Чего-то Жозеф набрался существенного в своих геологических партиях: думаю, дзен-буддизма, убедительного, как это всегда и бывает, на месте. Ho из очередной экспедиции вдруг “отвалил” в самом ее начале и задолго до срока вернулся в Питер. Мы снова стали видаться-водиться. Его писания изменились, хотя и не в восточную сторону, а на Запад — туда его вырулил Дос Пассос, чей “1919” я давал ему незадолго до отъезда.

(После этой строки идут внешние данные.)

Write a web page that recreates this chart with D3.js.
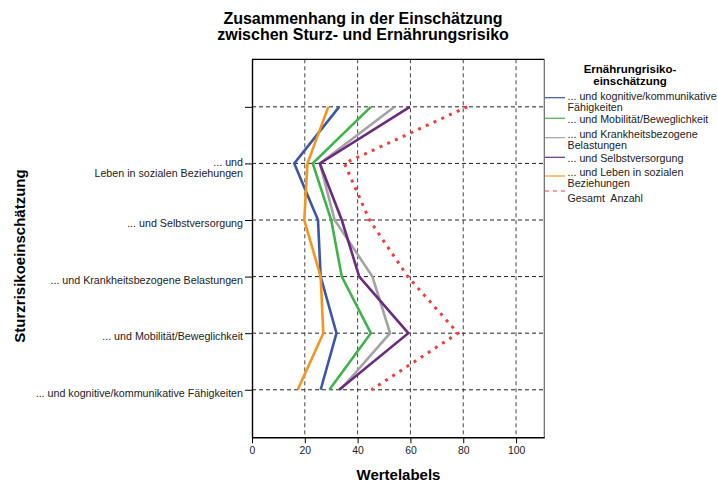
<!DOCTYPE html>
<html>
<head>
<meta charset="utf-8">
<script src="https://cdn.jsdelivr.net/npm/d3@7"></script>
<style>
  html, body { margin: 0; padding: 0; background: #fff; }
  svg { display: block; font-family: "Liberation Sans", Arial, sans-serif; }
</style>
</head>
<body>
<svg id="chart" width="718" height="482"></svg>
<script>
// ---- data ----
const categories = ["c0", "c1", "c2", "c3", "c4", "c5"];
const categoryLabels = [
  [""],
  ["... und", "Leben in sozialen Beziehungen"],
  ["... und Selbstversorgung"],
  ["... und Krankheitsbezogene Belastungen"],
  ["... und Mobilität/Beweglichkeit"],
  ["... und kognitive/kommunikative Fähigkeiten"]
];
const xTicks = [0, 20, 40, 60, 80, 100];

const seriesNames = [
  ["... und kognitive/kommunikative", "Fähigkeiten"],
  ["... und Mobilität/Beweglichkeit"],
  ["... und Krankheitsbezogene", "Belastungen"],
  ["... und Selbstversorgung"],
  ["... und Leben in sozialen", "Beziehungen"],
  ["Gesamt  Anzahl"]
];
const kognitive   = [33, 16, 25, 26, 32, 26];
const mobilitaet  = [45, 23, 30, 34, 45, 29.3];
const krankheit   = [54, 25.7, 31.3, 45.6, 52.3, 33.5];
const selbst      = [59.8, 25.7, 34, 40.6, 59.2, 33];
const leben       = [28.9, 21, 19.8, 26, 27, 17.3];
const gesamt      = [81.5, 35, 44.5, 59, 78, 45.3];
const seriesValues = [kognitive, mobilitaet, krankheit, selbst, leben, gesamt];
const seriesColors = ["#3b56a6", "#3db34a", "#a3a3a3", "#6b2a7f", "#f7941d", "#f23c3c"];

// ---- layout ----
const svg = d3.select("#chart");
const plot = { left: 252, right: 544.3, top: 59.3, bottom: 437.3 };
const FONT = "Liberation Sans, Arial, sans-serif";

const x = d3.scaleLinear().domain([0, 110.7]).range([plot.left, plot.right]);
const y = d3.scalePoint().domain(categories).range([plot.top, plot.bottom]).padding(0.84);

// title
svg.append("text").attr("x", 363).attr("y", 24).attr("text-anchor", "middle")
  .attr("font-size", 16).attr("font-weight", "bold").text("Zusammenhang in der Einschätzung");
svg.append("text").attr("x", 363).attr("y", 40.3).attr("text-anchor", "middle")
  .attr("font-size", 16).attr("font-weight", "bold").text("zwischen Sturz- und Ernährungsrisiko");

// gridlines
const gv = svg.append("g");
gv.selectAll("line.v").data(xTicks.filter(d => d > 0)).join("line")
  .attr("x1", d => x(d)).attr("x2", d => x(d))
  .attr("y1", plot.top).attr("y2", plot.bottom)
  .attr("stroke", "#444").attr("stroke-dasharray", "4,3").attr("stroke-width", 1);
gv.selectAll("line.h").data(categories).join("line")
  .attr("x1", plot.left).attr("x2", plot.right)
  .attr("y1", d => y(d)).attr("y2", d => y(d))
  .attr("stroke", "#222").attr("stroke-dasharray", "4,3").attr("stroke-width", 1);

// frame: top and right
svg.append("line").attr("x1", plot.left).attr("x2", plot.right).attr("y1", plot.top).attr("y2", plot.top)
  .attr("stroke", "#000").attr("stroke-width", 1.2);
svg.append("line").attr("x1", plot.right).attr("x2", plot.right).attr("y1", plot.top).attr("y2", plot.bottom)
  .attr("stroke", "#666").attr("stroke-width", 1.2);

// x axis
const xAxis = svg.append("g").attr("transform", `translate(0,${plot.bottom})`)
  .call(d3.axisBottom(x).tickValues(xTicks).tickSizeInner(6).tickSizeOuter(0).tickPadding(3));
xAxis.select(".domain").attr("stroke", "#000").attr("stroke-width", 1.4);
xAxis.selectAll("text").attr("font-size", 10.4).attr("fill", "#222").attr("font-family", FONT);

// y axis
const yAxis = svg.append("g").attr("transform", `translate(${plot.left},0)`)
  .call(d3.axisLeft(y).tickSizeInner(7).tickSizeOuter(0).tickFormat(() => ""));
yAxis.select(".domain").attr("stroke", "#000").attr("stroke-width", 1.4);
yAxis.selectAll(".tick line").attr("stroke", "#000");
yAxis.selectAll(".tick").each(function(d, i) {
  const lines = categoryLabels[i];
  const t = d3.select(this).append("text")
    .attr("x", -9).attr("text-anchor", "end").attr("fill", "#222")
    .attr("font-size", 10.7).attr("font-family", FONT);
  const start = lines.length === 1 ? 6.5 : 2.2;
  lines.forEach((s, k) => {
    t.append("tspan").attr("x", -9).attr("y", start + k * 10.6).text(s);
  });
});

// axis titles
svg.append("text").attr("transform", "translate(25,256) rotate(-90)").attr("text-anchor", "middle")
  .attr("font-size", 15).attr("font-weight", "bold").text("Sturzrisikoeinschätzung");
svg.append("text").attr("x", 398.5).attr("y", 479.5).attr("text-anchor", "middle")
  .attr("font-size", 15).attr("font-weight", "bold").text("Wertelabels");

// lines
const line = d3.line().x(d => x(d.v)).y(d => y(d.c));
seriesValues.forEach((vals, i) => {
  const pts = vals.map((v, k) => ({ v, c: categories[k] }));
  const p = svg.append("path").datum(pts).attr("d", line)
    .attr("fill", "none").attr("stroke", seriesColors[i]);
  if (i === 5) {
    p.attr("stroke-width", 3).attr("stroke-dasharray", "3,5.5");
  } else {
    p.attr("stroke-width", 2.6).attr("stroke-linejoin", "miter");
  }
});

// legend
const lg = svg.append("g");
lg.append("text").attr("x", 630).attr("y", 72.5).attr("text-anchor", "middle")
  .attr("font-size", 11.5).attr("font-weight", "bold").text("Ernährungrisiko-");
lg.append("text").attr("x", 630).attr("y", 85).attr("text-anchor", "middle")
  .attr("font-size", 11.5).attr("font-weight", "bold").text("einschätzung");
const legendLineY = [97.7, 118.3, 137.7, 157.3, 176, 191];
const legendTextY = [99.8, 122.6, 138, 162, 176, 201.5];
seriesNames.forEach((lines, i) => {
  const l = lg.append("line").attr("x1", 545).attr("x2", 565)
    .attr("y1", legendLineY[i]).attr("y2", legendLineY[i])
    .attr("stroke", seriesColors[i]).attr("stroke-width", 1.2);
  if (i === 5) l.attr("stroke-dasharray", "4,4");
  const t = lg.append("text").attr("font-size", 10.7).attr("fill", "#222")
    .style("white-space", "pre");
  lines.forEach((s, k) => {
    t.append("tspan").attr("x", 567.5).attr("y", legendTextY[i] + k * 10.8).text(s);
  });
});
</script>
</body>
</html>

Мне также на прочет были вручены листки его прозы, написанные в сугубо американской манере и плотно, без интервала, напечатанные на отцовском “Ундервуде”. По объему — два коротких рассказа: один — внутренний монолог похитителя самолета на аэродроме перед самым угоном, а второй — написанный от третьего лица эпизод ожидания рокового рейса: Дос Пассос почти один к одному, только герой мочится не на трухлявый пень, а на стенку оранжереи…
Я мог заметить вслух лишь: “Уж очень — Дос Пассос”, — и все, об этой прозе я ни от него, да и ни от кого другого более не слыхал, осталось лишь на запятках сознания чувство опасной раскрутки каких-то событий, намек на рискованные действия, на которые, впрочем, я считал своего молодого друга совсем не способным. Уж больно нервен он был, порой даже со срывами в истерику.
Но в иных случаях показывал недюжинную выдержку.
(А ту книгу я видел позднее в музейной экспозиции “Домашняя библиотека И. Бродского”, — видно, он ее зачитал. Но оттуда уже не вернешь.)
Вдруг звонит:
— Болова приглашает нас послушать Галчинского.
— Константы Ильдефонса? Какими судьбами?
— У ее знакомой польки есть его записи; а вернее — пластинки. Едем?
— Едем, конечно!
По дороге выжимаем досуха, до последней капли юмора все шутки из пушкинского “Годунова” — и гордую полячку, и сцену у фонтана, благо что и Димитрий… Я здесь! На щеке бородавка, на лбу другая…
А вот и Зофья, Зошка Капушчинска, — русые славянские волосы, блеклые глаза, ломаные движения — и очаровательный акцент:
— Бовова! Дзима, Ошя…
И, переспрашивая:
— Пожавуста?
Муж Юра тут же посылается за портвейном: поэты ведь ходят в гости с пустыми руками, зато читают стихи.
Но сейчас мы слушаем: великолепный голос, великолепные стихи, великолепный тон. Это Галчинский читает поэму “Зачарованная дорожка” — элегантно, магически и артикулированно. Вот как надо читать! Нет, вот как надо писать! Это же — колдовство:
Зачарована дорожка,
Зачарованы дрожкарж,
Зачарованы кон.
Так, кажется, звучало с польской пластинки… Как это перевести? Именно близость языков становится главным препятствием. “Зачарованная”? — не то ударение. “Заколдованная”? Тоже. “Заговоренные дрожки”, — так перевел Иосиф. Ближе… Но с авторской интонацией все же некоторый несовпадеж.
Теперь читаем мы, подражая невольно звучанию мастера. Юра опять отправляется за портвейном.
— Дзима, еще! Ошя…
Когда мы вываливаемся в парк, разбитый на площади перед Кировско-Троицким мостом, стоит “зачарованная” белая ночь с розово-серебряными разводами по воздуху, пахнет персидской сиренью, из-за кустов которой блестит неподвижно Нева и чеканится скраденная расстоянием решетка Летнего сада. Гвязд нет, но небо пенкне. Поэты перекрещивают руки и садят Болову на образовавшееся из их запястий сиденье. Счастливая вакханка запрокидывает голову и машет белыми ногами, сбрасывая легкие туфли. Поэты подносят ее к центральной клумбе, засаженной каннами, и она босиком хрустит по сочным стеблям. Всеобщая эйфория!